Work to complete. Among the entries below, copy only the span from the line containing "Recreate this image" through the line containing "const AXIS_W = 5.5;". Do so exactly, and skip the pictures.
>> START Extracted information
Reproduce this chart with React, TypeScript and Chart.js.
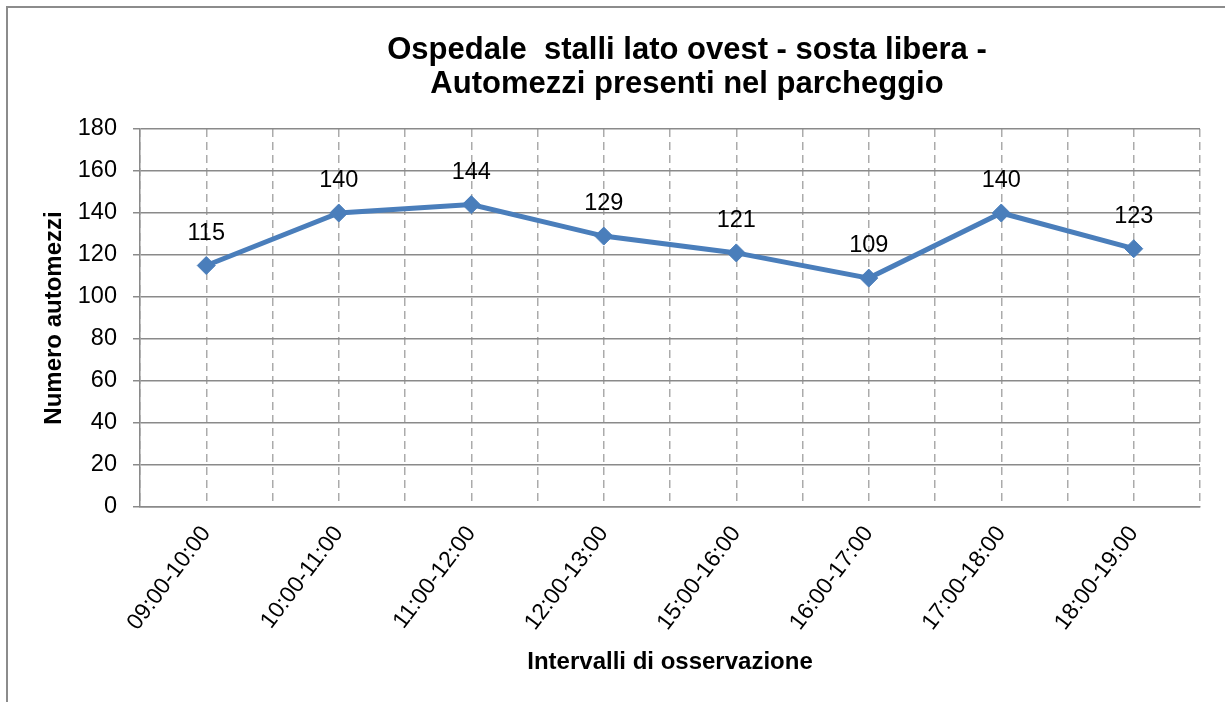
import React, { useEffect, useRef } from "react";
import { Chart, registerables } from "chart.js";

Chart.register(...registerables);

const TITLE_LINES = ["Ospedale  stalli lato ovest - sosta libera -", "Automezzi presenti nel parcheggio"];
const CATEGORIES = [
  "09:00-10:00",
  "10:00-11:00",
  "11:00-12:00",
  "12:00-13:00",
  "15:00-16:00",
  "16:00-17:00",
  "17:00-18:00",
  "18:00-19:00",
];
const VALUES = [115, 140, 144, 129, 121, 109, 140, 123];
const Y_TITLE = "Numero automezzi";
const X_TITLE = "Intervalli di osservazione";
const Y_MIN = 0;
const Y_MAX = 180;
const Y_STEP = 20;

const FONT = "'Liberation Sans', Arial, Helvetica, sans-serif";
const LINE_COLOR = "#4A7EBB";
const GRID_SOLID = "#8a8a8a";
const GRID_DASH = "#ababab";

const framePlugin = {
  id: "frame",
  beforeDraw(chart: any) {
    const { ctx, width, height } = chart;
    ctx.save();
    ctx.strokeStyle = "#8c8c8c";
    ctx.lineWidth = 2;
    ctx.beginPath();
    ctx.moveTo(7, height);
    ctx.lineTo(7, 7);
    ctx.lineTo(width, 7);
    ctx.stroke();
    ctx.restore();
  },
};

const titlePlugin = {
  id: "titleText",
  afterDraw(chart: any) {
    const { ctx } = chart;
    ctx.save();
    ctx.font = `bold 31px ${FONT}`;
    ctx.fillStyle = "#000";
    ctx.textAlign = "center";
    ctx.textBaseline = "alphabetic";
    const cx = 687;
    TITLE_LINES.forEach((line, i) => ctx.fillText(line, cx, 59 + i * 34));
    ctx.restore();
  },
};

const valueLabelPlugin = {
  id: "valueLabels",
  afterDatasetsDraw(chart: any) {
    const { ctx } = chart;
    const meta = chart.getDatasetMeta(0);
    const data = chart.data.datasets[0].data;
    ctx.save();
    ctx.font = `23.5px ${FONT}`;
    ctx.fillStyle = "#000";
    ctx.textAlign = "center";
    ctx.textBaseline = "alphabetic";
    meta.data.forEach((pt: any, i: number) => {
      ctx.fillText(String(data[i]), pt.x, pt.y - 26);
    });
    ctx.restore();
  },
};

export default function App() {
  const canvasRef = useRef<HTMLCanvasElement | null>(null);

  useEffect(() => {
    if (!canvasRef.current) return;
    Chart.defaults.font.family = FONT;
    const chart = new Chart(canvasRef.current, {
      type: "line",
      data: {
        labels: CATEGORIES,
        datasets: [
          {
            data: VALUES,
            borderColor: LINE_COLOR,
            backgroundColor: LINE_COLOR,
            borderWidth: 5,
            pointStyle: "rectRot",
            pointRadius: 9,
            pointBorderWidth: 1,
            pointBackgroundColor: LINE_COLOR,
            pointBorderColor: LINE_COLOR,
            tension: 0,
          },
        ],
      },
      options: {
        responsive: false,
        animation: false,
        layout: { padding: { top: 129, right: 25, left: 0, bottom: 0 } },
        plugins: {
          legend: { display: false },
          title: { display: false },
          tooltip: { enabled: false },
        },
        scales: {
          x: {
            type: "category",
            position: "bottom",
            offset: true,
            grid: { offset: true, color: GRID_DASH, lineWidth: 1.5, drawTicks: false },
            border: { display: true, color: GRID_SOLID, width: 1.5, dash: [8, 5] },
            ticks: {
              color: "#000",
              font: { size: 23, family: FONT },
              minRotation: 53,
              maxRotation: 53,
              padding: 14,
              autoSkip: false,
            },
            title: {
              display: true,
              text: X_TITLE,
              color: "#000",
              font: { size: 24, weight: "bold", family: FONT },
              padding: { top: 0, bottom: 25 },
            },
            afterFit: (s: any) => {
              s.height = 195;
            },
          },
          x2: {
            type: "category",
            position: "bottom",
            offset: true,
            grid: { offset: false, color: GRID_DASH, lineWidth: 1.5, drawTicks: false },
            border: { display: false, dash: [8, 5] },
            ticks: { display: false },
            afterFit: (s: any) => {
              s.height = 0;
            },
          },
          y: {
            min: Y_MIN,
            max: Y_MAX,
            ticks: {
              stepSize: Y_STEP,
              color: "#000",
              font: { size: 23.5, family: FONT },
              padding: 16,
            },
            grid: { color: GRID_SOLID, lineWidth: 1.5, drawTicks: true, tickLength: 7 },
            border: { display: true, color: GRID_SOLID, width: 1.5 },
            title: {
              display: true,
              text: Y_TITLE,
              color: "#000",
              font: { size: 24, weight: "bold", family: FONT },
              padding: { top: 40, bottom: 0 },
            },
            afterFit: (s: any) => {
              s.width = 140;
            },
          },
        },
      } as any,
      plugins: [framePlugin, titlePlugin, valueLabelPlugin],
    });
    return () => chart.destroy();
  }, []);

  return (
    <div style={{ position: "absolute", left: 0, top: 0, width: 1225, height: 702, background: "#fff" }}>
      <canvas ref={canvasRef} width={1225} height={702} style={{ display: "block" }} />
    </div>
  );
}
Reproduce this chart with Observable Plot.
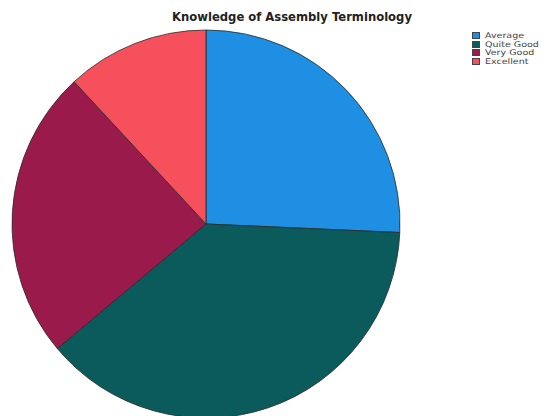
<!DOCTYPE html>
<html>
<head>
<meta charset="utf-8">
<script src="https://cdn.jsdelivr.net/npm/d3@7"></script>
<script src="https://cdn.jsdelivr.net/npm/@observablehq/plot@0.6"></script>
<style>
  html, body { margin: 0; padding: 0; background: #fff; }
  #wrap { position: relative; width: 542px; height: 416px; overflow: hidden; }
  #title { position: absolute; left: 0; width: 584px; top: 10px; text-align: center; white-space: nowrap;
    font: bold 11.6px "DejaVu Sans", sans-serif; color: #222; }
  #legend { position: absolute; left: 472px; top: 31px; font: 7.8px "DejaVu Sans", sans-serif; color: #444; white-space: nowrap; }
  .row { display: flex; align-items: center; height: 8.7px; }
  .row span { display: inline-block; transform: scaleX(1.22); transform-origin: left center; }
  .sw { width: 8px; height: 7px; margin-right: 5px; box-sizing: border-box; border: 0.5px solid #444; flex: none; }
</style>
</head>
<body>
<div id="wrap">
  <div id="chart"></div>
  <div id="title">Knowledge of Assembly Terminology</div>
  <div id="legend"></div>
</div>
<script>
const categories = ["Average", "Quite Good", "Very Good", "Excellent"];
const shares = [25.7, 38.2, 24.2, 11.9];
const colors = ["#1e8fe3", "#0b5a5c", "#9a1a4c", "#f5505c"];

const data = categories.map((c, i) => ({category: c, value: shares[i]}));
const color = Plot.scale({color: {type: "ordinal", domain: categories, range: colors}});

function pieMark(rows, {cx, cy, r}) {
  return (index, scales, values, dims) => {
    const g = d3.create("svg:g").attr("transform", `translate(${cx},${cy})`);
    const arcs = d3.pie().sort(null).value(d => d.value)(rows);
    const arc = d3.arc().innerRadius(0).outerRadius(r);
    g.selectAll("path").data(arcs).join("path")
      .attr("d", arc)
      .attr("fill", d => color.apply(d.data.category))
      .attr("stroke", "#2a2a2a")
      .attr("stroke-width", 0.8)
      .attr("stroke-linejoin", "round");
    return g.node();
  };
}

const plot = Plot.plot({
  width: 542,
  height: 416,
  margin: 0,
  x: {axis: null},
  y: {axis: null},
  marks: [pieMark(data, {cx: 206, cy: 224, r: 194})]
});
document.getElementById("chart").appendChild(plot);

const leg = document.getElementById("legend");
categories.forEach((c) => {
  const row = document.createElement("div");
  row.className = "row";
  const sw = document.createElement("div");
  sw.className = "sw";
  sw.style.background = color.apply(c);
  const t = document.createElement("span");
  t.textContent = c;
  row.appendChild(sw);
  row.appendChild(t);
  leg.appendChild(row);
});
</script>
</body>
</html>
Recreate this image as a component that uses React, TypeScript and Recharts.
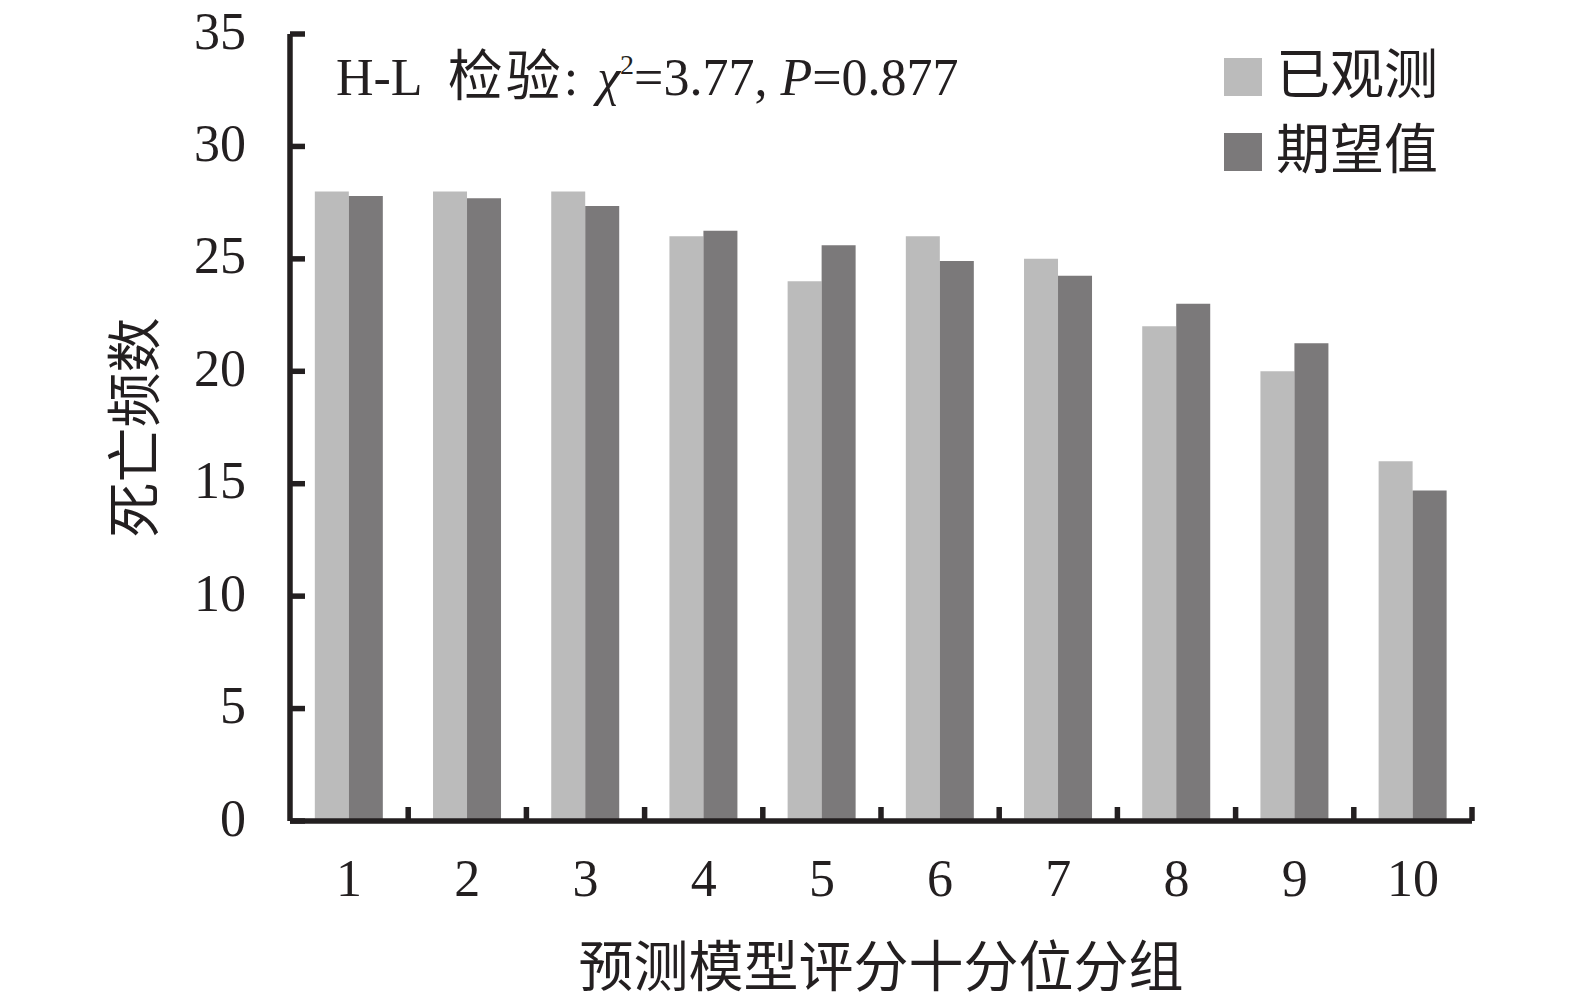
import React from "react";
import { Bar, BarChart, Label, Legend, XAxis, YAxis } from "recharts";

const groups = ["1", "2", "3", "4", "5", "6", "7", "8", "9", "10"];
const observed = [28, 28, 28, 26, 24, 26, 25, 22, 20, 16];
const expected = [27.8, 27.7, 27.35, 26.25, 25.6, 24.9, 24.25, 23.0, 21.25, 14.7];
const yTicks = [0, 5, 10, 15, 20, 25, 30, 35];
const seriesNames = ["已观测", "期望值"];

const data = groups.map((g, i) => ({ group: g, observed: observed[i], expected: expected[i] }));

const FONT = "'Liberation Serif', 'Noto Sans CJK SC', serif";
const INK = "#231f20";
const LIGHT = "#bbbbbb";
const DARK = "#7b797a";
const Y_MARGIN = 44;
const X_MARGIN = 38;
const AXIS_W = 5.5;

function YTick(props: any) {
  const { x, y, payload } = props;
  return (
    <g>
      <line x1={x + Y_MARGIN} x2={x + Y_MARGIN + 15} y1={y} y2={y} stroke={INK} strokeWidth={AXIS_W} />
      <text x={x} y={y} dy="0.28em" textAnchor="end" fontSize={52} fill={INK} fontFamily={FONT}>
        {payload.value}
      </text>
    </g>
  );
}

// label at the band centre, tick mark at the band's right edge
function XTick(props: any) {
  const { x, y, payload } = props;
  const half = payload && typeof payload.offset === "number" ? payload.offset : 0;
  const axisY = y - X_MARGIN;
  return (
    <g>
      {half > 0 && (
        <line x1={x + half} x2={x + half} y1={axisY} y2={axisY - 14} stroke={INK} strokeWidth={AXIS_W} />
      )}
      <text x={x} y={y} dy="0.71em" textAnchor="middle" fontSize={52} fill={INK} fontFamily={FONT}>
        {payload.value}
      </text>
    </g>
  );
}

function LegendBox(props: any) {
  const items = props.payload || [];
  return (
    <div style={{ display: "flex", flexDirection: "column", gap: 22, fontFamily: FONT }}>
      {items.map((it: any) => (
        <div key={it.value} style={{ display: "flex", alignItems: "center", height: 53 }}>
          <span style={{ width: 38, height: 38, background: it.color, marginRight: 14, display: "inline-block" }} />
          <span style={{ fontSize: 54, lineHeight: "53px", color: INK, whiteSpace: "nowrap" }}>{it.value}</span>
        </div>
      ))}
    </div>
  );
}

export default function App() {
  return (
    <div style={{ position: "absolute", left: 0, top: 0, width: 1575, height: 1000, background: "#fff", fontFamily: FONT }}>
      <BarChart
        width={1575}
        height={1000}
        data={data}
        margin={{ top: 34, right: 103, bottom: 0, left: 0 }}
        barCategoryGap="21%"
        barGap={0}
      >
        <XAxis
          dataKey="group"
          height={179}
          axisLine={{ stroke: INK, strokeWidth: AXIS_W }}
          tickLine={false}
          tickSize={0}
          tickMargin={X_MARGIN}
          tick={<XTick />}
          interval={0}
        >
          <Label value="预测模型评分十分位分组" position="insideBottom" offset={14} fontSize={55} fill={INK} fontFamily={FONT} />
        </XAxis>
        <YAxis
          width={290}
          domain={[0, 35]}
          ticks={yTicks}
          interval={0}
          axisLine={{ stroke: INK, strokeWidth: AXIS_W }}
          tickLine={false}
          tickSize={0}
          tickMargin={Y_MARGIN}
          tick={<YTick />}
        >
          <Label
            value="死亡频数"
            angle={-90}
            position="insideLeft"
            offset={134}
            textAnchor="middle"
            fontSize={55}
            fill={INK}
            fontFamily={FONT}
          />
        </YAxis>
        <Legend
          layout="vertical"
          align="center"
          verticalAlign="middle"
          wrapperStyle={{ left: 1224, top: 50, width: 260 }}
          content={<LegendBox />}
        />
        <Bar dataKey="observed" name={seriesNames[0]} fill={LIGHT} isAnimationActive={false} />
        <Bar dataKey="expected" name={seriesNames[1]} fill={DARK} isAnimationActive={false} />
      </BarChart>
      <div
        style={{
          position: "absolute",
          left: 336,
          top: 49,
          fontSize: 52,
          lineHeight: 1,
          color: INK,
          whiteSpace: "nowrap",
        }}
      >
        H-L <span style={{ fontSize: 55, marginLeft: 14, letterSpacing: 3 }}>检验</span>:{" "}
        <i style={{ marginLeft: 6 }}>χ</i>
        <sup style={{ fontSize: 28, verticalAlign: "0.75em", lineHeight: 0 }}>2</sup>=3.77, <i>P</i>=0.877
      </div>
    </div>
  );
}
>> END Extracted information
Exercise answer.
Recreate this image as a component that uses React, TypeScript and Recharts.
import React from "react";
import { Bar, BarChart, Label, Legend, XAxis, YAxis } from "recharts";

const groups = ["1", "2", "3", "4", "5", "6", "7", "8", "9", "10"];
const observed = [28, 28, 28, 26, 24, 26, 25, 22, 20, 16];
const expected = [27.8, 27.7, 27.35, 26.25, 25.6, 24.9, 24.25, 23.0, 21.25, 14.7];
const yTicks = [0, 5, 10, 15, 20, 25, 30, 35];
const seriesNames = ["已观测", "期望值"];

const data = groups.map((g, i) => ({ group: g, observed: observed[i], expected: expected[i] }));

const FONT = "'Liberation Serif', 'Noto Sans CJK SC', serif";
const INK = "#231f20";
const LIGHT = "#bbbbbb";
const DARK = "#7b797a";
const Y_MARGIN = 44;
const X_MARGIN = 38;
const AXIS_W = 5.5;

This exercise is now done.